#### [The task]
Print exactly the lines from the first one down to the line containing "18.8, 12.1, 5.5];", both ends included, with no pictures and nothing else.

_ _ _ _ _

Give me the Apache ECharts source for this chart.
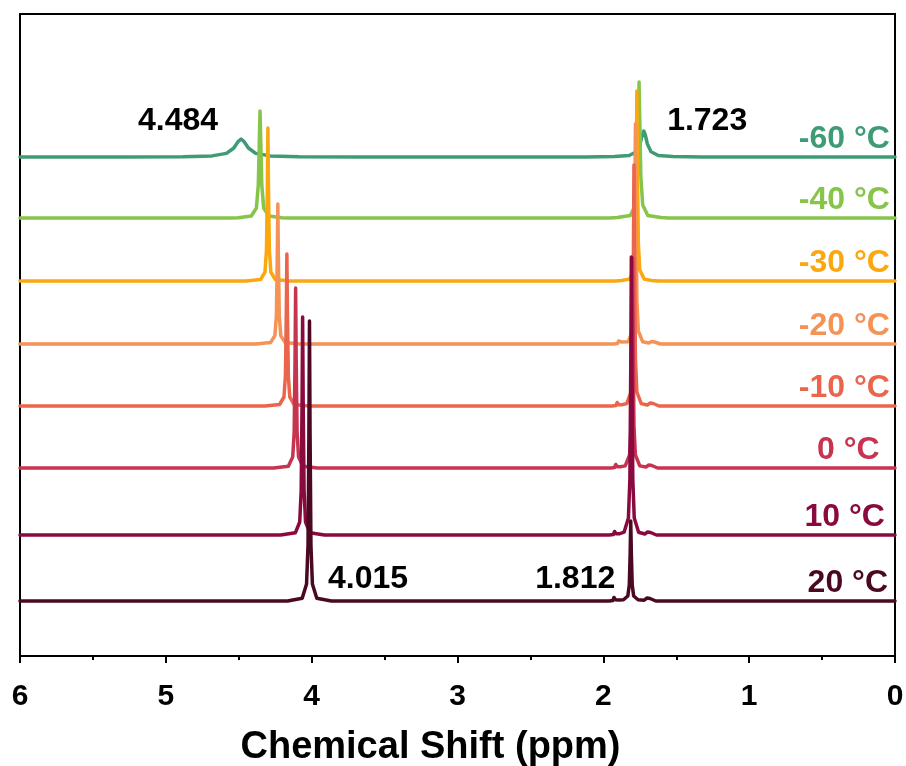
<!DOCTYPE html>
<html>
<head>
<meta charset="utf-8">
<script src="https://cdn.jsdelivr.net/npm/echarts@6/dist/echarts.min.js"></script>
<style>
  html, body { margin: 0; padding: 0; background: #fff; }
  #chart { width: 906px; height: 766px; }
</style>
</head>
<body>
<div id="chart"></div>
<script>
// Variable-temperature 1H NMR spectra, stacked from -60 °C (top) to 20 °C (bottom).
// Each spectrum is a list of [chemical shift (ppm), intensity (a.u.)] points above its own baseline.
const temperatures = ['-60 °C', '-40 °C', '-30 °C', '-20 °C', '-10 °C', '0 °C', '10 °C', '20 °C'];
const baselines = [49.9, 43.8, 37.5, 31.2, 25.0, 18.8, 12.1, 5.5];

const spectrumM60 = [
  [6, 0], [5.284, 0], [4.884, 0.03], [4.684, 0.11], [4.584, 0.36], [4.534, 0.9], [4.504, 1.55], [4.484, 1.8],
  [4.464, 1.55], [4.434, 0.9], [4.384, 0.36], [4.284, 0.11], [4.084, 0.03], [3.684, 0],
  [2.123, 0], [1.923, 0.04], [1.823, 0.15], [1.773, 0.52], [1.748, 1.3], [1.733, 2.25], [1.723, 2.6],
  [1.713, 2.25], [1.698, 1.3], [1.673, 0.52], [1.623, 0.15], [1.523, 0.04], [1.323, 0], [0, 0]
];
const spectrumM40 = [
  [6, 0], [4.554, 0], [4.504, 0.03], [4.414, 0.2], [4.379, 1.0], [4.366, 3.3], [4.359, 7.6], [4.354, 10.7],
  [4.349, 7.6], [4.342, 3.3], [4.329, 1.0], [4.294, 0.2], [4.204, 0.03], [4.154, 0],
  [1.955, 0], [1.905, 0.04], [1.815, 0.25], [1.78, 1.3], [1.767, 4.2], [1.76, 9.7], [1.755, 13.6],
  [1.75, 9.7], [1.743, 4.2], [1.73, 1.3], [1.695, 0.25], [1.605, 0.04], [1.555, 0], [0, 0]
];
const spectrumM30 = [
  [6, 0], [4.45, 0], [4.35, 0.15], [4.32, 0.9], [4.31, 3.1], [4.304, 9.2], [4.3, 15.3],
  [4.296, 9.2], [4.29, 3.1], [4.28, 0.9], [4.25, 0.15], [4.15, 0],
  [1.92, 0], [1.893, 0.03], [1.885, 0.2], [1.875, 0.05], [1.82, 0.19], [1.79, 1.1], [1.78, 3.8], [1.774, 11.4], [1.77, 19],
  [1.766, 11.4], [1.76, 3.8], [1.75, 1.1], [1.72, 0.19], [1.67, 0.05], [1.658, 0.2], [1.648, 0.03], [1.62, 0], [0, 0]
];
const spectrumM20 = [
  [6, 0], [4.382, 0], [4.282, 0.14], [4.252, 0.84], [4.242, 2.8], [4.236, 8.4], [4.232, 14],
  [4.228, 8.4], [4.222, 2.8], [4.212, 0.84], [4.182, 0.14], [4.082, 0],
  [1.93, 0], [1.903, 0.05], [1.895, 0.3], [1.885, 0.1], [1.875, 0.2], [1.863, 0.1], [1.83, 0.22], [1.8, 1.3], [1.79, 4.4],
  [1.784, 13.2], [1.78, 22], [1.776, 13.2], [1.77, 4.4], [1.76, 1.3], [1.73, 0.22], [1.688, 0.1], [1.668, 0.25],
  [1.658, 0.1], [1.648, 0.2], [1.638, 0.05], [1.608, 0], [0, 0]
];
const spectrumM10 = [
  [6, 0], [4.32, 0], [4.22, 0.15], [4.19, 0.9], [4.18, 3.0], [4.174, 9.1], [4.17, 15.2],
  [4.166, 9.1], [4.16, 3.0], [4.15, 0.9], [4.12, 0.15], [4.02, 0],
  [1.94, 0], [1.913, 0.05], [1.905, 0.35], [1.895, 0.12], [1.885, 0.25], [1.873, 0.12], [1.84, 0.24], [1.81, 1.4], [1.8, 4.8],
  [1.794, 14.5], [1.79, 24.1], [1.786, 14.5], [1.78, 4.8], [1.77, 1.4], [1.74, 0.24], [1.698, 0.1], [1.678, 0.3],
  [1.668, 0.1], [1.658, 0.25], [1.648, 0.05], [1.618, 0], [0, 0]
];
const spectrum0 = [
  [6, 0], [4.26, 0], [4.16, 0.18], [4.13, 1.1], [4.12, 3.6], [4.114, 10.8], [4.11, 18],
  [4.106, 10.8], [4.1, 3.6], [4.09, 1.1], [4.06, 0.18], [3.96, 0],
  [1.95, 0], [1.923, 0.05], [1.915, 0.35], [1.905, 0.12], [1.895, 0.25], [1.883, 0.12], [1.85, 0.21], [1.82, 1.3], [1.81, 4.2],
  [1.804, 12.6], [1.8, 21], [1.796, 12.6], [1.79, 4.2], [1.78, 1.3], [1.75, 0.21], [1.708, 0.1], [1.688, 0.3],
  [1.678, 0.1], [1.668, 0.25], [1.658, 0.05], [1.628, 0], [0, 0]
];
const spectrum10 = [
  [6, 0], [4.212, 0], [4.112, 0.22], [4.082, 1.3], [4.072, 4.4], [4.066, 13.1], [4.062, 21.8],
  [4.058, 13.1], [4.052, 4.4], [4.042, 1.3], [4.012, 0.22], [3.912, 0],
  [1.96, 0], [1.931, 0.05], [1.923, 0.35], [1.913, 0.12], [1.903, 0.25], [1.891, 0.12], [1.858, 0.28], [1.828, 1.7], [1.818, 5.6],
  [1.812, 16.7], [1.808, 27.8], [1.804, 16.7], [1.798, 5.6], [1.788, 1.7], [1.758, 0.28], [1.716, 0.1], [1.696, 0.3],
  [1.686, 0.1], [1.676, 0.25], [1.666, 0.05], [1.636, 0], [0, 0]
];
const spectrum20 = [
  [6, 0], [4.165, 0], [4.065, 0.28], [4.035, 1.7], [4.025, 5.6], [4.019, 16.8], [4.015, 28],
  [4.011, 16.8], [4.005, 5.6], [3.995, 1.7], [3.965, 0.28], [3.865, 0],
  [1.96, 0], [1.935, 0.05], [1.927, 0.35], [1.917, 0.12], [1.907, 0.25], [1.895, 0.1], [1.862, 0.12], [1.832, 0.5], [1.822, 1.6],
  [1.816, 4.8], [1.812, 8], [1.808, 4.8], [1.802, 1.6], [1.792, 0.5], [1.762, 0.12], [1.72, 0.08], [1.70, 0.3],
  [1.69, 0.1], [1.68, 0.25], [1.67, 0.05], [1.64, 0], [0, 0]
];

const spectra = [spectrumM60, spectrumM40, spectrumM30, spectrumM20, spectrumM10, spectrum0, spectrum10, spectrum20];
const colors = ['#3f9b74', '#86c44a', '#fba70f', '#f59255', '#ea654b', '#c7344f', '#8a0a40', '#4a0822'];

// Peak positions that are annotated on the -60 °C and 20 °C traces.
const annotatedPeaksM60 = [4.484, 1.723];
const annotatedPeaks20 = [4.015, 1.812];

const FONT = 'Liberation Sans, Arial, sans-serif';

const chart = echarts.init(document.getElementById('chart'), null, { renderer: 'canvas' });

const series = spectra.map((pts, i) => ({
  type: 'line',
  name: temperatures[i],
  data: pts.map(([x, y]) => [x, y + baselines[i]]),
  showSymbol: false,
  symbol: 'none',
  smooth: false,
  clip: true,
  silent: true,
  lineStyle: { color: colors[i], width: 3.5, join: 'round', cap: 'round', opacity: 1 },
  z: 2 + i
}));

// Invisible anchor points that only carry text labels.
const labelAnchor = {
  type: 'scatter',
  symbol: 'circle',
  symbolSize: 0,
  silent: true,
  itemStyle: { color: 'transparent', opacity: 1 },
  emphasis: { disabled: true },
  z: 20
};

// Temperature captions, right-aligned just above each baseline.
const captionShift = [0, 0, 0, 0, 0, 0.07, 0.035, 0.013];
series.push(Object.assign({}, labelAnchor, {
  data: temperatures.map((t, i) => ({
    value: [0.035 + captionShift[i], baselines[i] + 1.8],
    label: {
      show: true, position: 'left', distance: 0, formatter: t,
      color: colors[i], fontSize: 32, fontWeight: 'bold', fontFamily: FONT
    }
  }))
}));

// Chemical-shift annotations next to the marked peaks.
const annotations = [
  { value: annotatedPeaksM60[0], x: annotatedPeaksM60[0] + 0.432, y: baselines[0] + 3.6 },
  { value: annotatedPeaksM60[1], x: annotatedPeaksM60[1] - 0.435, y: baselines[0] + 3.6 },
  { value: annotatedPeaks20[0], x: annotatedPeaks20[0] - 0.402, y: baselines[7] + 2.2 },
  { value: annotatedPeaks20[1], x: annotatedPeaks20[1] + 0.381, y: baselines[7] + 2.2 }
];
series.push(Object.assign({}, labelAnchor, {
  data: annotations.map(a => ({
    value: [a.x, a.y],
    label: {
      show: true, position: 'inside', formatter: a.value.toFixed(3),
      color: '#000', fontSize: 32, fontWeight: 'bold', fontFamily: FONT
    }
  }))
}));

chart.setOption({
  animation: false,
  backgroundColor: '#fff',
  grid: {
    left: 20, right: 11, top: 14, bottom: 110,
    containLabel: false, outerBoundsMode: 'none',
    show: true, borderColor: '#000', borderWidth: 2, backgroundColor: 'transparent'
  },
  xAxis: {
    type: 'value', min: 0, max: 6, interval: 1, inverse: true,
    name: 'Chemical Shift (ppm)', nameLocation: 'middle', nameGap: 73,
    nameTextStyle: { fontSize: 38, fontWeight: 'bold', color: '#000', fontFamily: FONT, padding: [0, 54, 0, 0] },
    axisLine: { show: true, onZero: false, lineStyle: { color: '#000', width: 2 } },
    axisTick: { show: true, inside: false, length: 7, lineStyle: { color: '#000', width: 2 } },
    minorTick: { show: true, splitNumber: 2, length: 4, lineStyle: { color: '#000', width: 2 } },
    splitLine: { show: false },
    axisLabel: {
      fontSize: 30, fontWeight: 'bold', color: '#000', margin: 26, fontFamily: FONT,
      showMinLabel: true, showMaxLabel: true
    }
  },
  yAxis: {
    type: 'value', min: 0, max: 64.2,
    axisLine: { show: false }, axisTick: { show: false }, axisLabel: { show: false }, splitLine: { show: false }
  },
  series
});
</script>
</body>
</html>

_ _ _ _ _

#### [Exercise solution]
Give me the Apache ECharts source for this chart.
<!DOCTYPE html>
<html>
<head>
<meta charset="utf-8">
<script src="https://cdn.jsdelivr.net/npm/echarts@6/dist/echarts.min.js"></script>
<style>
  html, body { margin: 0; padding: 0; background: #fff; }
  #chart { width: 906px; height: 766px; }
</style>
</head>
<body>
<div id="chart"></div>
<script>
// Variable-temperature 1H NMR spectra, stacked from -60 °C (top) to 20 °C (bottom).
// Each spectrum is a list of [chemical shift (ppm), intensity (a.u.)] points above its own baseline.
const temperatures = ['-60 °C', '-40 °C', '-30 °C', '-20 °C', '-10 °C', '0 °C', '10 °C', '20 °C'];
const baselines = [49.9, 43.8, 37.5, 31.2, 25.0, 18.8, 12.1, 5.5];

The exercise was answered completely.